In the Country Report Hungary 2017 published earlier today, the European Commission (EC) applauds tax reductions, economic growth, job creation efforts and recent Government measures. The report also confirms that Hungary has been growing stronger, and economic performance has been gaining recognition.

The EC’s analysis notes that the external and internal balances of the Hungarian economy have improved in parallel with steady GDP growth of an increasingly stable composition, reducing both debt and exposure to external risks. Thanks to the Government’s prudent fiscal policy, the general government budget deficit is expected to remain well below 3 percent of GDP. As a result of falling deficits and accelerating GDP growth, the government debt-to-GDP ratio is seen to decline to 71 percent by 2018. Improving competitiveness and export performance have led to massive foreign trade and current account surpluses, the report points out.

The report also emphasises that the multi-step wage increases and payroll tax cuts about to be implemented according to the wage agreement concluded in November 2016 will substantially boost economic growth, reduce taxes and contribute to productivity growth.  Due to recently introduced tax measures, the efficiency of tax collection has improved and the number of tax fraud cases has fallen. Along with these measures, the reduction of the corporate income tax rate to 9 percent will also help boost the country’s competitiveness.

With regard to the financial system, the critical remarks of prior reports have given way to the recognition that Government measures in recent years have been a significant factor behind the upturn of retail and corporate lending in 2016. The financing and capital positions of the banks are sound, and with the forint conversion of forex loans the largest risk factor which the banking system had faced has been removed.

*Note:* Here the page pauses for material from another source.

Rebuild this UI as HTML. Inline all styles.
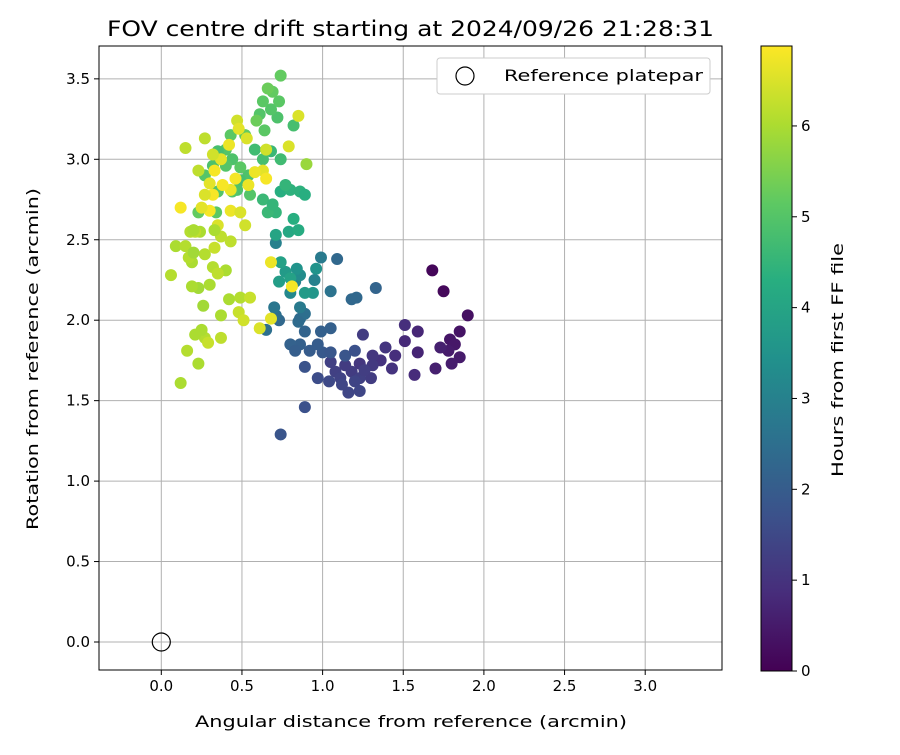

The report also remarks that labour market indices have improved significantly, and not only the number of jobless people has fallen but that of the long-term unemployed and the youth unemployment rate as well. On the other hand, the activity rate, the employment rare and the supply of skilled labour have increased, and the bulk of new jobs were created within the private sector. The report also highlights several other measures, for example those aiming to reduce the tax wedge, eliminate gender inequality at workplaces and improve labour mobility.

The Commission has also outlined the achievements of the public work scheme. The number of people employed within the scheme has declined, reflecting improving labour market processes. The Commission welcomes the fact that the Government does not plan to extend the programme and measures for assisting the transition to the primary labour market have been adopted. In the observed period, poverty among children and the Roma minority has diminished, the report finds.